A cracking day to end the season for the club outings. And we missed the foul weather by a day as well, which was a welcome bonus. We had a calm start with cloud cover, which dissolved away as the breeze got up from the west to give a bright day with a light-moderate breeze. Temp was as good as we’ve had in the past week or so, and distinctly better than it was mid-week.
I fished with Steve Kilkpatrick and, being a calm start, we both went with dries. We went in search of risers and found some in International Bay and along the reed bed. But they were both very oncey and very hard to get a look from. After a good couple of hours of trying, we had nothing to show for it.
We gave up and decided to go up to the Plantation and work down the Heronry to Sandy Bay. However, on the way up through the gap, we were suddenly spooking fish, both sides of us. I cut the motor and moved to one side so we were not drifting back through the spooked fish. The breeze was just starting, which gave us a drift down towards the end of Arnmach. Steve moved a fish, and then I had a fresh-air shot to my black parachute hopper. Further down the drift I finally had a nice slow take to the hopper and lifted solidly into the fish, which took off like a scalded cat. I was just getting it under control when it just fell off! Then Steve caught the first of the day – by pulling his dries across the top – a fish latched on to his deer-hair sedge pattern. After another period of nothing, and it getting breezier and brighter, we decided dries were not the thing to be on and we both put up washing liney rigs. Steve went full floater, while I went 5 ft tip.
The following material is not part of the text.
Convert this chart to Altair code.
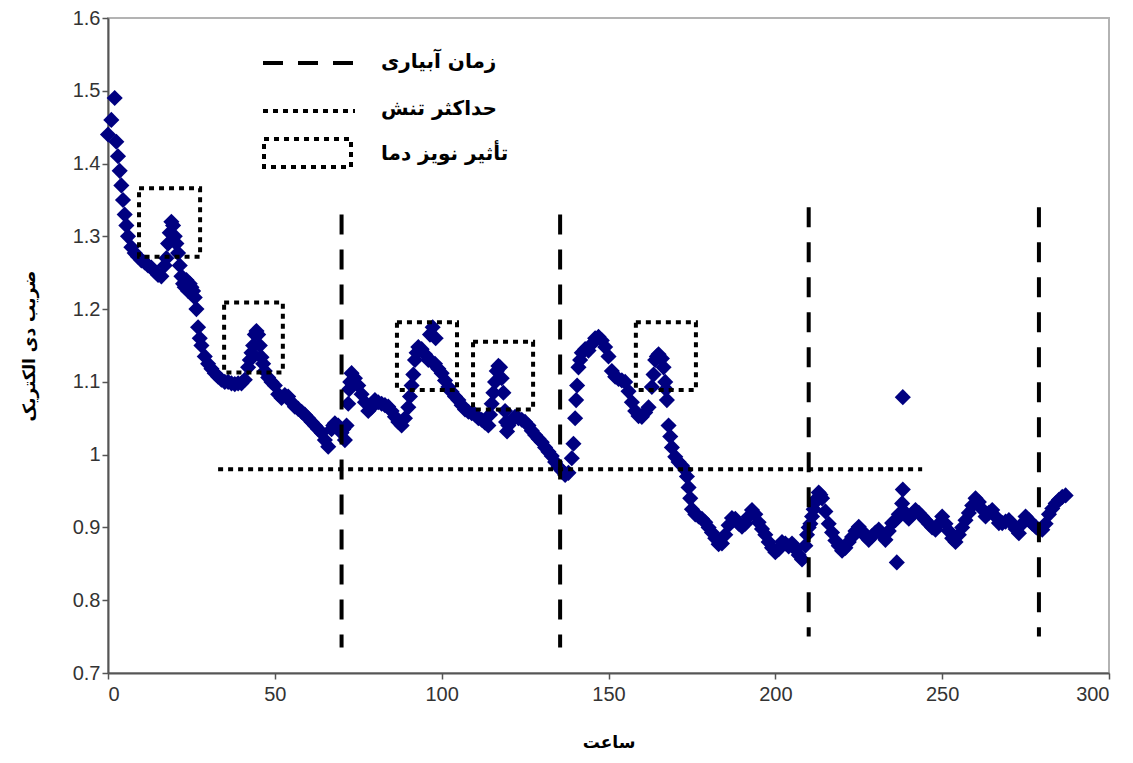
import altair as alt
import pandas as pd

# ---- data ----
hours = [0, 1, 2, 2.5, 3, 4, 5, 6, 7, 8, 9, 10, 11, 12, 13, 14, 15, 16, 17, 18, 19,
         20, 21, 22, 23, 24, 25, 26, 27, 28, 29, 30, 31, 32, 33, 34, 35, 36, 37, 38, 39,
         40, 41, 42, 43, 44, 45, 46, 47, 48, 49, 50, 51, 52, 53, 54, 55, 56, 57, 58, 59,
         60, 61, 62, 63, 64, 65, 66, 67, 68, 69, 70, 71, 72, 73, 74, 75, 76, 77, 78, 79,
         80, 81, 82, 83, 84, 85, 86, 87, 88, 89, 90, 91, 92, 93, 94, 95, 96, 96.5, 97, 97.3, 98, 98.2,
         99, 100, 101, 102, 103, 104, 105, 106, 107, 108, 109, 110, 111, 112, 113, 114, 115, 116, 117, 118, 119, 119.6,
         120, 121, 122, 123, 124, 125, 126, 127, 128, 129, 130, 131, 132, 133, 134, 135, 136, 137, 138, 139,
         140, 141, 142, 143, 144, 145, 146, 147, 148, 149, 150, 151, 152, 153, 154, 155, 156, 157, 158, 159,
         160, 161, 162, 163, 164, 165, 166, 167, 168, 169, 170, 171, 172, 173, 174, 175, 176, 177, 178, 179,
         180, 181, 182, 183, 184, 185, 186, 187, 188, 189, 190, 191, 192, 193, 194, 195, 196, 197, 198, 199,
         200, 201, 202, 203, 204, 205, 206, 207, 208, 209, 210, 211, 212, 213, 214, 215, 216, 217, 218, 219,
         220, 221, 222, 223, 224, 225, 226, 227, 228, 229, 230, 231, 232, 233, 234, 235, 236, 237, 238, 239,
         240, 241, 242, 243, 244, 245, 246, 247, 248, 249, 250, 251, 252, 253, 254, 255, 256, 257, 258, 259,
         260, 261, 262, 263, 264, 265, 266, 267, 268, 269, 270, 271, 272, 273, 274, 275, 276, 277, 278, 279,
         280, 281, 282, 283, 284, 285, 286, 287]
dielectric = [1.44, 1.46, 1.49, 1.43, 1.41, 1.37, 1.33, 1.30, 1.285, 1.277, 1.272, 1.267, 1.264, 1.26, 1.257, 1.252, 1.247, 1.245, 1.26, 1.29, 1.32,
              1.30, 1.277, 1.245, 1.23, 1.225, 1.23, 1.216, 1.175, 1.15, 1.135, 1.125, 1.118, 1.112, 1.107, 1.103, 1.10, 1.10, 1.098, 1.097, 1.098,
              1.098, 1.103, 1.12, 1.14, 1.165, 1.165, 1.134, 1.115, 1.106, 1.10, 1.095, 1.083, 1.078, 1.082, 1.08, 1.072, 1.066, 1.063, 1.059, 1.055,
              1.05, 1.045, 1.04, 1.035, 1.03, 1.02, 1.011, 1.035, 1.043, 1.04, 1.03, 1.02, 1.07, 1.112, 1.105, 1.095, 1.083, 1.072, 1.06, 1.065,
              1.075, 1.072, 1.07, 1.068, 1.066, 1.06, 1.052, 1.045, 1.04, 1.05, 1.065, 1.095, 1.13, 1.148, 1.145, 1.138, 1.13, 1.165, 1.128, 1.175, 1.125, 1.16,
              1.118, 1.112, 1.102, 1.093, 1.086, 1.08, 1.075, 1.068, 1.062, 1.059, 1.057, 1.055, 1.05, 1.048, 1.044, 1.04, 1.07, 1.10, 1.122, 1.105, 1.06, 1.032,
              1.04, 1.047, 1.052, 1.05, 1.048, 1.045, 1.04, 1.033, 1.027, 1.022, 1.017, 1.01, 1.004, 0.998, 0.99, 0.983, 0.978, 0.972, 0.975, 0.995,
              1.05, 1.12, 1.14, 1.145, 1.143, 1.152, 1.16, 1.162, 1.157, 1.148, 1.135, 1.115, 1.107, 1.104, 1.102, 1.10, 1.087, 1.072, 1.06, 1.053,
              1.052, 1.058, 1.065, 1.093, 1.13, 1.138, 1.132, 1.10, 1.04, 1.01, 0.997, 0.99, 0.985, 0.979, 0.955, 0.925, 0.918, 0.915, 0.912, 0.907,
              0.90, 0.893, 0.885, 0.877, 0.878, 0.89, 0.903, 0.913, 0.912, 0.905, 0.901, 0.905, 0.915, 0.924, 0.918, 0.907, 0.898, 0.89, 0.88, 0.872,
              0.866, 0.87, 0.88, 0.878, 0.874, 0.878, 0.87, 0.862, 0.856, 0.875, 0.90, 0.915, 0.935, 0.948, 0.94, 0.922, 0.905, 0.893, 0.882, 0.875,
              0.868, 0.872, 0.88, 0.887, 0.895, 0.901, 0.895, 0.888, 0.883, 0.888, 0.893, 0.897, 0.89, 0.883, 0.895, 0.906, 0.91, 0.918, 0.933, 0.92,
              0.912, 0.918, 0.924, 0.92, 0.915, 0.91, 0.905, 0.90, 0.897, 0.905, 0.915, 0.905, 0.895, 0.885, 0.88, 0.89, 0.90, 0.91, 0.92, 0.93,
              0.94, 0.935, 0.925, 0.915, 0.92, 0.924, 0.915, 0.906, 0.906, 0.908, 0.91, 0.905, 0.898, 0.892, 0.905, 0.915, 0.91, 0.905, 0.901, 0.897,
              0.897, 0.905, 0.918, 0.926, 0.933, 0.938, 0.942, 0.944]
# extra readings where the reference shows dense columns of points (steep parts)
extra_hours = [3.5, 4.5, 5.5, 17.5, 18.5, 19.5, 20.5, 21.5, 22.5, 23.5, 24.5, 25.5, 26.5, 27.5,
               42.5, 43.5, 44.5, 45.5, 46.5, 67.5, 70.5, 71.5, 72.3, 72.6, 90.5, 91.5, 92.5,
               114.5, 115.5, 116.5, 117.5, 118.5, 119.3, 139.5, 140.3, 140.6, 141.5,
               163.5, 164.5, 166.5, 167.2, 167.5, 168.5, 173.5, 174.5,
               209.5, 210.5, 211.5, 212.5, 213.5]
extra_values = [1.39, 1.35, 1.315, 1.27, 1.305, 1.315, 1.29, 1.26, 1.235, 1.24, 1.235, 1.225, 1.20, 1.16,
                1.13, 1.15, 1.17, 1.15, 1.125, 1.04, 1.035, 1.04, 1.09, 1.10, 1.08, 1.11, 1.14,
                1.055, 1.085, 1.115, 1.12, 1.085, 1.045, 1.015, 1.075, 1.095, 1.13,
                1.11, 1.135, 1.12, 1.09, 1.075, 1.025, 0.97, 0.94,
                0.89, 0.905, 0.925, 0.94, 0.945]
outlier_hours = [236.4, 238.2, 238.2]
outlier_values = [0.852, 1.079, 0.952]

irrigation_hours = [70, 135.5, 210, 279]
irrigation_top = [1.33, 1.33, 1.34, 1.34]
irrigation_bottom = [0.735, 0.735, 0.75, 0.75]

stress_level = [0.98]
stress_start = [33]
stress_end = [244]

noise_x1 = [9.3, 34.8, 86.6, 109.4, 158.2]
noise_x2 = [27.6, 52.4, 104.6, 127.4, 176.2]
noise_top = [1.366, 1.209, 1.182, 1.155, 1.182]
noise_bottom = [1.272, 1.113, 1.089, 1.062, 1.089]

legend_labels = ["زمان آبیاری", "حداکثر تنش", "تأثیر نویز دما"]
x_ticks = [0, 50, 100, 150, 200, 250, 300]
y_ticks = [0.7, 0.8, 0.9, 1.0, 1.1, 1.2, 1.3, 1.4, 1.5, 1.6]

x_title = "ساعت"
y_title = "ضریب دی الکتریک"

# ---- tables ----
series_df = pd.DataFrame({
    "hour": hours + extra_hours + outlier_hours,
    "value": dielectric + extra_values + outlier_values,
})
irr_df = pd.DataFrame({"hour": irrigation_hours, "top": irrigation_top, "bottom": irrigation_bottom})
stress_df = pd.DataFrame({"start": stress_start, "end": stress_end, "level": stress_level})
noise_df = pd.DataFrame({"x1": noise_x1, "x2": noise_x2, "top": noise_top, "bottom": noise_bottom})

xs = alt.Scale(domain=[0, 300], nice=False)
ys = alt.Scale(domain=[0.7, 1.6], nice=False)

points = alt.Chart(series_df).mark_point(
    shape="diamond", filled=True, size=260, color="#000080", opacity=1
).encode(
    x=alt.X("hour:Q", scale=xs, axis=alt.Axis(title=x_title, values=x_ticks, labelPadding=5, titlePadding=30)),
    y=alt.Y("value:Q", scale=ys, axis=alt.Axis(title=y_title, values=y_ticks, format=".1~f", titlePadding=34)),
)

irr = alt.Chart(irr_df).mark_rule(color="black", strokeWidth=4, strokeDash=[20, 15]).encode(
    x=alt.X("hour:Q", scale=xs), y=alt.Y("top:Q", scale=ys), y2="bottom:Q"
)

stress = alt.Chart(stress_df).mark_rule(color="black", strokeWidth=4, strokeDash=[5, 5]).encode(
    x=alt.X("start:Q", scale=xs), x2="end:Q", y=alt.Y("level:Q", scale=ys)
)

noise = alt.Chart(noise_df).mark_rect(
    fillOpacity=0, stroke="black", strokeWidth=4, strokeDash=[5, 5]
).encode(
    x=alt.X("x1:Q", scale=xs), x2="x2:Q", y=alt.Y("top:Q", scale=ys), y2="bottom:Q"
)

# ---- legend (drawn manually) ----
def one(label):
    return alt.Chart(pd.DataFrame({"label": [label]}))

leg_dash = one(legend_labels[0]).mark_rule(color="black", strokeWidth=4, strokeDash=[20, 15]).encode(
    x=alt.value(155), x2=alt.value(247), y=alt.value(45)
)
leg_dot = one(legend_labels[1]).mark_rule(color="black", strokeWidth=4, strokeDash=[5, 5]).encode(
    x=alt.value(155), x2=alt.value(247), y=alt.value(93)
)
leg_rect = one(legend_labels[2]).mark_rect(
    fillOpacity=0, stroke="black", strokeWidth=4, strokeDash=[5, 5]
).encode(x=alt.value(156), x2=alt.value(243), y=alt.value(121), y2=alt.value(149))

text_style = dict(font="DejaVu Sans", fontWeight="bold", fontSize=20, align="left", baseline="middle", color="black")
leg_t1 = one(legend_labels[0]).mark_text(**text_style).encode(x=alt.value(273), y=alt.value(44), text="label:N")
leg_t2 = one(legend_labels[1]).mark_text(**text_style).encode(x=alt.value(273), y=alt.value(91), text="label:N")
leg_t3 = one(legend_labels[2]).mark_text(**text_style).encode(x=alt.value(273), y=alt.value(136), text="label:N")

chart = alt.layer(
    points, irr, stress, noise, leg_dash, leg_dot, leg_rect, leg_t1, leg_t2, leg_t3
).properties(
    width=1001, height=655,
    autosize=alt.AutoSizeParams(type="none"),
    padding={"left": 100, "top": 10, "right": 16, "bottom": 80},
).configure_axis(
    grid=False,
    labelFont="Liberation Sans", labelFontSize=20, labelColor="#333333",
    titleFont="DejaVu Sans", titleFontSize=17, titleFontWeight="bold", titleColor="black",
    domainColor="#555555", domainWidth=2, tickColor="#555555", tickWidth=1.5, tickSize=6,
).configure_view(stroke="#b3b3b3", strokeWidth=2)

chart.save("out.html", embed_options={"renderer": "svg", "actions": False})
Another period of very little followed, and we had a look elsewhere. We tried in at the Plantation, but that seemed dead. Then we tried across at the north side of the Malling Shore. There were several boats there, making it look like something was going on. If it was, we didn’t see any evidence. We decided to go back to the Gap. By this time my adrenaline levels were through the floor and I was sitting, figure-of-eighting in a state of semi-sleep. What woke me was the sudden “yank-ping” of a large fish doing a grab-and-turn on my bob fly at the end of the retrieve… with my rod pointing down the line! Away with the whole cast of 3. Although I was on fine 0.183 mm fluoro, I think I could have been on 6 lb Maxima and it would still have broken me!
I rerigged with the same flies – a black popper-hopper on the bob, a cormorant in the middle and a small black booby on the tail. It didn’t take long to get a grip of one on the cormorant and get the grannie off. We decided to keep repeating the drift through the Gap as long as we were getting action. The next couple of drifts provided us with a further fish a-piece, Steve’s to a Kate Mclaren hopper type fly on the bob and mine to the booby. We had quite a few missed chances and a couple of on-offs as well. I was getting most of the action to the popper-hopper without ever landing a fish on it. By now I was just pulling the flies on the 5 ft tip, so everything was coming back on the top of the water, and it was good fun seeing the fish locking-on and following the flies. Finally I got one to follow then take a solid hold. Unknown to me at the time was that it was a two’s up… on the same 0.183 mm fluoro! Everything we were encountering was in the same 3 to 4 lb class, and the pair I had on were no different. They sounded under the boat and simply did not move. I was starting to wonder if my line had gone round the outboard. I was also wondering if the fish had been grabbed by a big pike. It was totally amazing the fluoro was holding on to two of those lumps. Hooking 2 large fish on fluoro nearly always means one quickly breaks off. The first I knew of it being two was when I was netting the one on the bob. I was about to lift the net when it got pulled down the fish got pulled out of it! At that point the top dropper finally broke off and that was when we realised there was a second fish on the booby on the tail. My arm was hanging off by now, so Steve gave me a hand by picking up the second net and going to net the one on the tail… and just as he was netting it, it fell off! What a carry-on! Steve decided the whole incident was worth a score of one, which was fine by me.
We were actually still getting action on the Gap drift when we decided to give it the last hour of the day back at International Bay. That was a bad call, because we did nothing after we came away from the Gap.
The club’s 10 rods landed 37 fish.
Afterwards, we went up to Poppies in Calendar for our usual meal, which again was superb, and a few jars for those staying the night… and much blethering of nonsense.